Missing screw for filament motor — Another missing screw

Matching replacement screw — M3x16mm screw with 0.5mm thread spacing

Screw placement for motor mount — Screw positions for the motor mount

Filament feeding motor installed — The filament feeding motor securely installed and screwed down

Step 10: Final Reassembly & Initial Test Run

With all the individual components restored and the wiring secured, I reached the complete reassembly milestone. After attaching the last pieces, I moved on to the calibration and setup phase, ensuring the bed was level and the offsets were correct. The moment of truth came with the first test run. I chose a small minifigure rubber ducky as the test subject. While the printer is now fully operational, the first print showed some issues. Half the head was missing and the layer height was atrocious. Additionally, I found dremels glass bed + glue stick combo is not the best for adhesion which was extremely frustratingly inconsistent. This confirms the printer is working, but it is now ready for the next phase of deep calibration, optimization, and modifications to achieve perfect print quality.

Reassembled print head — The complete head reassembled and ready for printing

Calibration and setup — Initial calibration and system setup

Test run in progress — First test run with 3D printed minifigure rubber ducky in progress

Incomplete test print — The finished ducky with missing parts

Closing Thoughts

This restoration journey has been a challenging yet rewarding process of troubleshooting, fabrication, and precision assembly.

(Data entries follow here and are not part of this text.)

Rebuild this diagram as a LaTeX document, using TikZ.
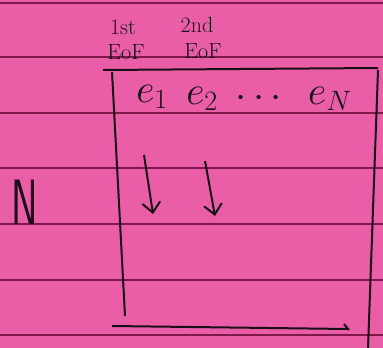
\documentclass[tikz,border=0pt]{standalone}
\usepackage{fix-cm}
\usepackage{amsmath}
\usepackage{xcolor}
\usetikzlibrary{arrows.meta}

\definecolor{paper}{RGB}{234,94,168}
\definecolor{rule}{RGB}{125,25,75}
\definecolor{ink}{RGB}{25,15,25}

\tikzset{
    ruled/.style={rule, line width=1.6pt},
    pen/.style={ink, line width=2pt},
    hand/.style={ink, inner sep=0pt, font=\fontsize{22}{26}\selectfont},
    elem/.style={ink, inner sep=0pt, font=\fontsize{40}{46}\selectfont},
    down/.style={pen, -{Straight Barb[length=10pt, width=18pt]}}
}

\begin{document}
\begin{tikzpicture}[x=1pt, y=-1pt]
        \useasboundingbox[fill=paper] (0, 0) rectangle (383, 348);

        % lines of the paper
        \foreach \y in {3, 57, 113, 168, 224, 280, 335}
            \draw[ruled] (0, \y) -- (383, \y);

        % labels over the box
        \node[hand] (first) at (123, 27) {1st};
        \node[hand] (second) at (197, 25) {2nd};
        \node[hand] (eoffirst) at (126, 52) {EoF};
        \node[hand] (eofsecond) at (203, 51) {EoF};

        % the box
        \draw[pen] (103, 70) -- (378, 68);
        \draw[pen] (112, 72) -- (125, 316);
        \draw[pen] (378, 70) -- (368, 348);
        \draw[pen] (112, 326) -- (348, 329) -- ++(-4, -5);

        \node[elem] (e1) at (152, 97) {$e_{1}$};
        \node[elem] (e2) at (202, 99) {$e_{2}$};
        \node[elem] (dots) at (262, 99) {$\cdots$};
        \node[elem] (eN) at (330, 99) {$e_{N}$};

        \coordinate (a1) at (153, 214);
        \coordinate (a2) at (215, 216);
        \draw[down] (e1) ++(-8, 58) -- (a1);
        \draw[down] (e2) ++(3, 62) -- (a2);

        \node[ink, inner sep=0pt, font=\fontsize{40}{46}\selectfont] (n) at (25, 202) {\scalebox{1}[1.6]{$\mathsf{N}$}};
    \end{tikzpicture}
\end{document}
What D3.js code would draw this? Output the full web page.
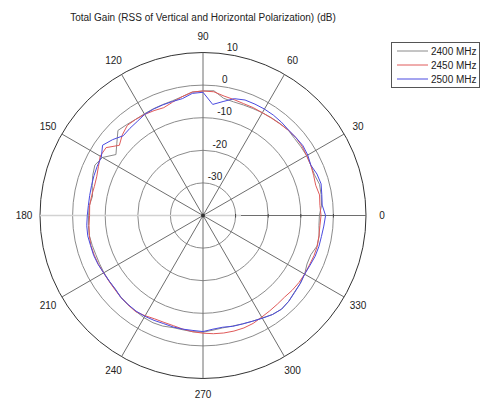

This was the first time I had ever attempted to repair a 3D printer, and seeing it power on, calibrate, and successfully execute its first test run marks a major milestone. While the "mangled" rubber ducky shows that there is still significant work to be done in terms of tuning and potential modifications, the core machine is now fully functional. The foundation is set for continuous optimization, and I look forward to pushing this Dremel 3D45 to its full potential.